This is a flexible course, which allows you to solely take English literature modules, or to incorporate some modules from elsewhere in the school if you wish.

Literature: 1500 - The Present modules (20 credits each):

Literary Histories

It has often been suggested that the very idea of literary history of a narrative that understands, classifies, and explains, the English literary past is an inherent impossibility. The relationship between literature and the history of the time of its creation is an equally vexed and productive question. This module will look at the various ways in which literature in the last few centuries has combined with the study of history, with significant changes in the ways in which works of the past are viewed, and also how histories of literature began to be constructed (a history of literary histories, so to speak) paying attention to such questions as the development of the literary canon, periodicity, inclusions and exclusions, rediscoveries, and lack of representation. It will also look at the ways in which literary biography, autobiography and life-writing relate to the creation of literary histories. This will be a team-taught module, introducing key topics in the area and apply them to a variety of types of literature from different historical periods, and the myriad critical ways in which such literature has been viewed, retrospectively.

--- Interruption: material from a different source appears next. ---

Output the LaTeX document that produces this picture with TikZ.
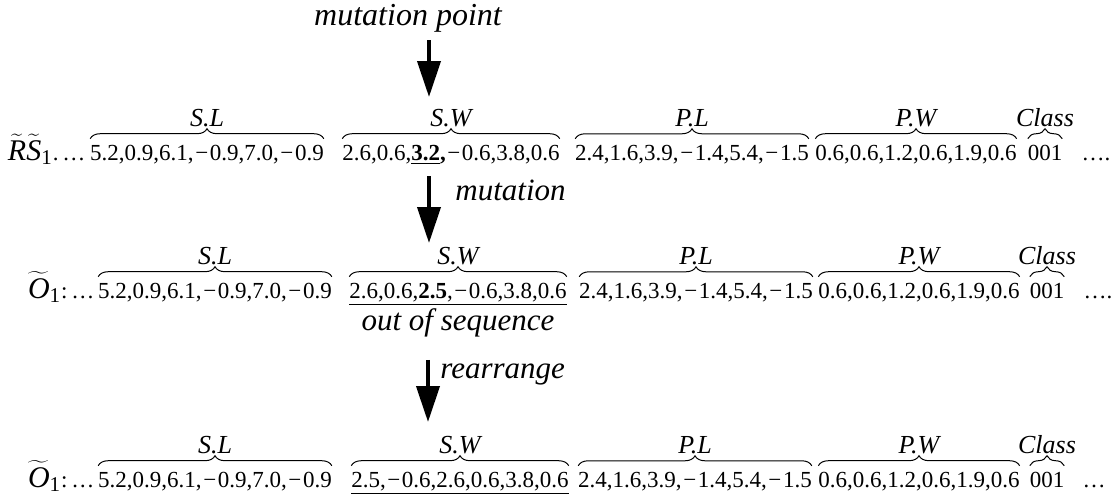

Literature in Britain Since 1950

This module embraces literature in Britain since the Second World War, taking 1950 as the starting point, after which distinctive post-war cultural and social trends began to emerge. The critical trend to divide the period into two, with 1979 as a watershed, will be subjected to critical scrutiny: continuities as well as discontinuities in the literature written before and after 1979 will be considered. Key practitioners will be discussed, but the aim is not to provide an exhaustive overview of the period, but rather to present a developed account of important topics and debates, using an appropriate combination of teaching blocks. We aim to offer a level of study that is appropriate for MA level, whilst clearly giving prospective doctoral students the opportunity to begin important work in the study of contemporary writing.The module concentrates on the novel.

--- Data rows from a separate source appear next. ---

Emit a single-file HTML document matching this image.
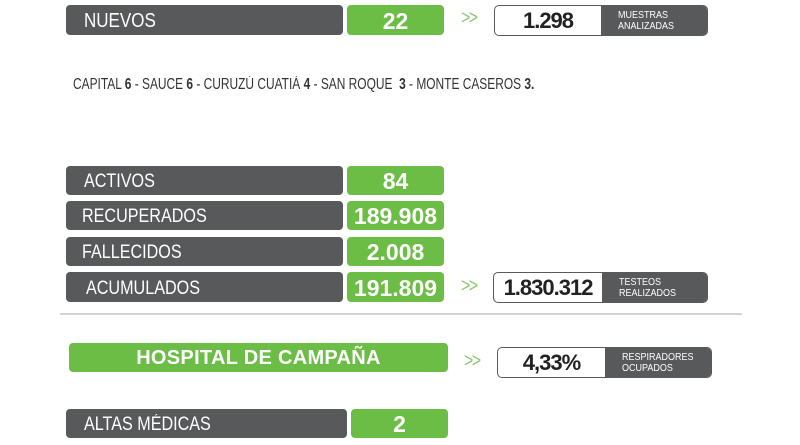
<!DOCTYPE html>
<html><head><meta charset="utf-8"><style>
body{margin:0;width:800px;height:445px;background:#fff;position:relative;overflow:hidden;font-family:"Liberation Sans",sans-serif;}
.b{position:absolute;box-sizing:border-box;}
.n{display:inline-block;transform:scaleX(0.85);transform-origin:left center;white-space:nowrap;}
.g{background:#58595b;color:#fff;border-radius:4px;font-size:19px;padding-left:18px;padding-top:3px;display:flex;align-items:center;}
.v{background:#6cbd45;color:#fff;border-radius:4px;font-size:23px;font-weight:bold;display:flex;align-items:center;justify-content:center;padding-top:2px;}
.box{border:1.5px solid #58595b;border-radius:5px;overflow:hidden;display:flex;background:#fff;}
.box .w{flex:0 0 auto;display:flex;align-items:center;justify-content:center;font-weight:bold;font-size:22px;color:#222;letter-spacing:-1px;}
.box .d{flex:1;background:#58595b;color:#fff;font-size:10px;line-height:11px;padding-left:17px;display:flex;flex-direction:column;justify-content:center;}
.box .d span{display:block;transform:scaleX(0.9);transform-origin:left;}
.ar{position:absolute;color:#8cc870;font-size:20px;letter-spacing:-2px;transform:scaleX(0.8);transform-origin:left;}
</style></head><body>
<div class="b g" style="left:66px;top:5px;width:277px;height:30px;font-size:20px"><span class="n">NUEVOS</span></div>
<div class="b v" style="left:347px;top:5px;width:97px;height:30px">22</div>
<div class="ar" style="left:461px;top:7px">&gt;&gt;</div>
<div class="b box" style="left:494px;top:5px;width:214px;height:31px"><div class="w" style="width:106px">1.298</div><div class="d"><span>MUESTRAS</span><span>ANALIZADAS</span></div></div>
<div class="b" style="left:73px;top:76px;font-size:15.5px;color:#333;white-space:nowrap;transform:scaleX(0.77);transform-origin:left">CAPITAL <b>6</b> - SAUCE <b>6</b> - CURUZÚ CUATIÁ <b>4</b> - SAN ROQUE &nbsp;<b>3</b> - MONTE CASEROS <b>3.</b></div>

<div class="b g" style="left:66px;top:166px;width:277px;height:29px"><span class="n">ACTIVOS</span></div>
<div class="b v" style="left:347px;top:166px;width:97px;height:29px">84</div>
<div class="b g" style="left:66px;top:201px;width:277px;height:29px;padding-left:16px"><span class="n">RECUPERADOS</span></div>
<div class="b v" style="left:347px;top:201px;width:97px;height:29px">189.908</div>
<div class="b g" style="left:66px;top:237px;width:277px;height:29px;padding-left:16px"><span class="n">FALLECIDOS</span></div>
<div class="b v" style="left:347px;top:237px;width:97px;height:29px">2.008</div>
<div class="b g" style="left:66px;top:272px;width:277px;height:30px;padding-left:20px"><span class="n">ACUMULADOS</span></div>
<div class="b v" style="left:347px;top:272px;width:97px;height:30px">191.809</div>
<div class="ar" style="left:461px;top:275px">&gt;&gt;</div>
<div class="b box" style="left:493px;top:272px;width:215px;height:31px"><div class="w" style="width:108px">1.830.312</div><div class="d"><span>TESTEOS</span><span>REALIZADOS</span></div></div>

<div class="b" style="left:60px;top:313px;width:682px;height:2px;background:#d4d4d4"></div>

<div class="b v" style="left:69px;top:343px;width:379px;height:29px;font-size:20px;letter-spacing:0.3px">HOSPITAL DE CAMPAÑA</div>
<div class="ar" style="left:464px;top:350px">&gt;&gt;</div>
<div class="b box" style="left:497px;top:347px;width:215px;height:31px"><div class="w" style="width:107px">4,33%</div><div class="d"><span>RESPIRADORES</span><span>OCUPADOS</span></div></div>

<div class="b g" style="left:66px;top:409px;width:281px;height:29px"><span class="n">ALTAS MÉDICAS</span></div>
<div class="b v" style="left:351px;top:409px;width:97px;height:29px">2</div>
</body></html>
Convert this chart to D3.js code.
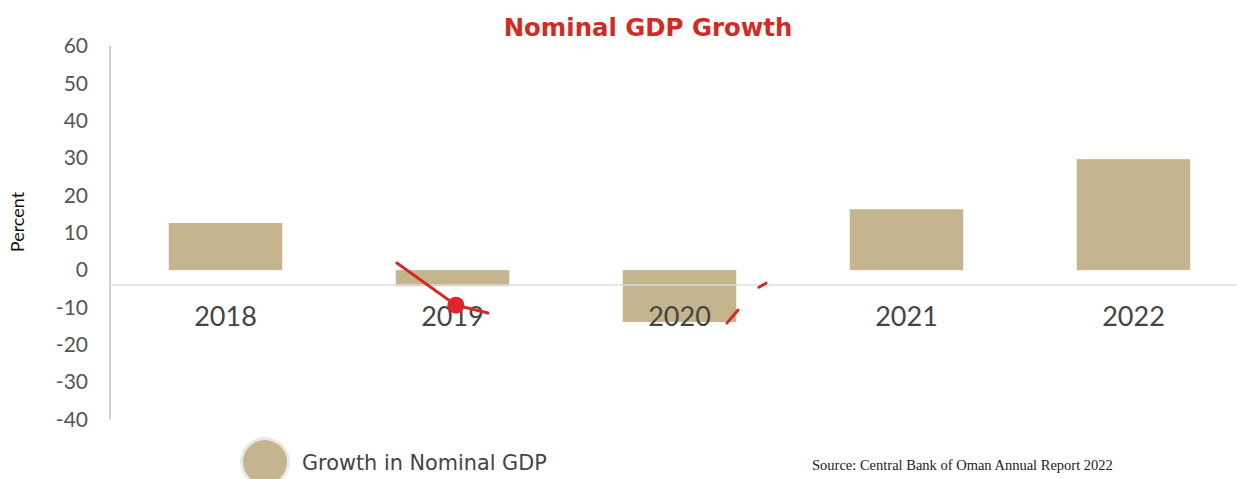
<!DOCTYPE html>
<html>
<head>
<meta charset="utf-8">
<script src="https://cdn.jsdelivr.net/npm/d3@7"></script>
<style>
  html, body { margin: 0; padding: 0; background: #fff; }
  svg { display: block; }
</style>
</head>
<body>
<svg id="chart" width="1237" height="479"></svg>
<script>
// Nominal GDP growth, percent
const years = ["2018", "2019", "2020", "2021", "2022"];
const growth = [12.6, -4.3, -13.9, 16.3, 29.7];
const yTicks = [60, 50, 40, 30, 20, 10, 0, -10, -20, -30, -40];

// Red trace: x as position in category steps (0 = first year), y in percent
const traceSegments = [
  [[0.755, 1.9], [1.015, -9.4], [1.156, -11.5]],
  [[2.209, -14.2], [2.258, -10.7]],
  [[2.350, -4.6], [2.381, -3.5]]
];
const traceDots = [[1.015, -9.4]];

// Value where the category axis line crosses
const categoryAxisAt = -4;

const svg = d3.select("#chart");
const barColor = "#c5b58f";
const red = "#d32a24";

const x = d3.scaleBand().domain(years).range([112, 1247])
  .paddingInner(0.5).paddingOuter(0.25);
const y = d3.scaleLinear().domain([-40, 60]).range([419.5, 46]);
const xStep = d3.scaleLinear().domain([0, years.length - 1])
  .range([x(years[0]) + x.bandwidth() / 2, x(years[years.length - 1]) + x.bandwidth() / 2]);

// Title
svg.append("text")
  .attr("x", 648).attr("y", 36)
  .attr("text-anchor", "middle")
  .attr("font-family", "'DejaVu Sans', sans-serif")
  .attr("font-weight", "bold")
  .attr("font-size", 24.4)
  .attr("fill", red)
  .text("Nominal GDP Growth");

// Y axis
const yAxis = d3.axisLeft(y).tickValues(yTicks).tickSize(0).tickPadding(22)
  .tickFormat(d => String(d));
const gy = svg.append("g").attr("transform", "translate(110,0)").call(yAxis);
gy.select(".domain").attr("stroke", "#cfcfcf").attr("stroke-width", 2)
  .attr("d", `M0,${y(60)}V${y(-40)}`);
gy.selectAll("text")
  .attr("font-family", "Lato, 'Noto Sans', sans-serif")
  .attr("font-size", 21)
  .attr("fill", "#555");

svg.append("text")
  .attr("transform", "translate(24,222) rotate(-90)")
  .attr("text-anchor", "middle")
  .attr("font-family", "Lato, 'Noto Sans', sans-serif")
  .attr("font-size", 18)
  .attr("fill", "#111")
  .text("Percent");

// Bars
svg.append("g").selectAll("rect")
  .data(years.map((yr, i) => ({ yr, v: growth[i] })))
  .join("rect")
  .attr("x", d => x(d.yr))
  .attr("width", x.bandwidth())
  .attr("y", d => y(Math.max(0, d.v)))
  .attr("height", d => Math.abs(y(d.v) - y(0)))
  .attr("fill", barColor);

// Category axis
const xAxis = d3.axisBottom(x).tickSize(0).tickPadding(22);
const gx = svg.append("g").attr("transform", `translate(0,${y(categoryAxisAt)})`).call(xAxis);
gx.select(".domain").attr("stroke", "#dedede").attr("stroke-width", 1.5)
  .attr("d", "M110,0H1237");
gx.selectAll("text")
  .attr("font-family", "Lato, 'Noto Sans', sans-serif")
  .attr("font-size", 27)
  .attr("fill", "#444");

// Red trace
const line = d3.line().x(d => xStep(d[0])).y(d => y(d[1]));
svg.append("g").selectAll("path")
  .data(traceSegments)
  .join("path")
  .attr("d", line)
  .attr("fill", "none")
  .attr("stroke", red)
  .attr("stroke-width", 3)
  .attr("stroke-linecap", "round");
svg.append("g").selectAll("circle")
  .data(traceDots)
  .join("circle")
  .attr("cx", d => xStep(d[0]))
  .attr("cy", d => y(d[1]))
  .attr("r", 8.5)
  .attr("fill", "#e0262a");

// Legend
const lg = svg.append("g").attr("transform", "translate(265,462)");
lg.append("circle").attr("r", 25).attr("fill", "#e9e9e9");
lg.append("circle").attr("r", 22).attr("fill", barColor);
lg.append("text")
  .attr("x", 37).attr("y", 8)
  .attr("font-family", "'DejaVu Sans', sans-serif")
  .attr("font-size", 20.8)
  .attr("fill", "#444")
  .text("Growth in Nominal GDP");

// Source note
svg.append("text")
  .attr("x", 812).attr("y", 470)
  .attr("font-family", "'Liberation Serif', 'Times New Roman', serif")
  .attr("font-size", 14.5)
  .attr("fill", "#222")
  .text("Source: Central Bank of Oman Annual Report 2022");
</script>
</body>
</html>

Modernism and the Avant-Garde in Literature and Drama

This module will investigate radical strategies of aesthetic presentation and the challenge they offered to prevailing limits of personal, gender and national identity between 1890 and 1960. Through a selection of key literary, dramatic, cultural, and critical texts, the module will examine ways that modernist and avant-garde writings draw their formal, generic and political borders, how they reconfigure ideas of the self, and what the political consequences of that reconfiguration are. The module will also consider the multiple meanings of 'radicalism' in an aesthetic and literary context, relating those meanings to questions of taste, community, and the market. This will be a team-taught module which examines a wide spectrum of literature and drama, including as well the era's cultural criticism and more recent critical and theoretical studies. Some of the texts are difficult; students will be expected to have read material thoroughly before each seminar, and to come prepared to discuss its theoretical, aesthetic and political implications.

Place, Region, Empire

This module will explore the relationship between literary texts and cultural concepts of place. Students will be introduced to a selection of texts that can range from the 16C to the present, and a range of approaches deriving from recent interdisciplinary convergences between disciplines including literary criticism, cultural geography, literary history and theories of nationalism and postcolonialism. Topics for discussion might include: maps and cultural cartographies; urbanism and the literature of cities; travel and literary tourism; regional and provincial literature; nationalism and cosmopolitanism; colonialism and the postcolonial; the literature of empire; ideas of community and dwelling; the relation between literary and spatial forms. Writers to be considered will vary from year to year.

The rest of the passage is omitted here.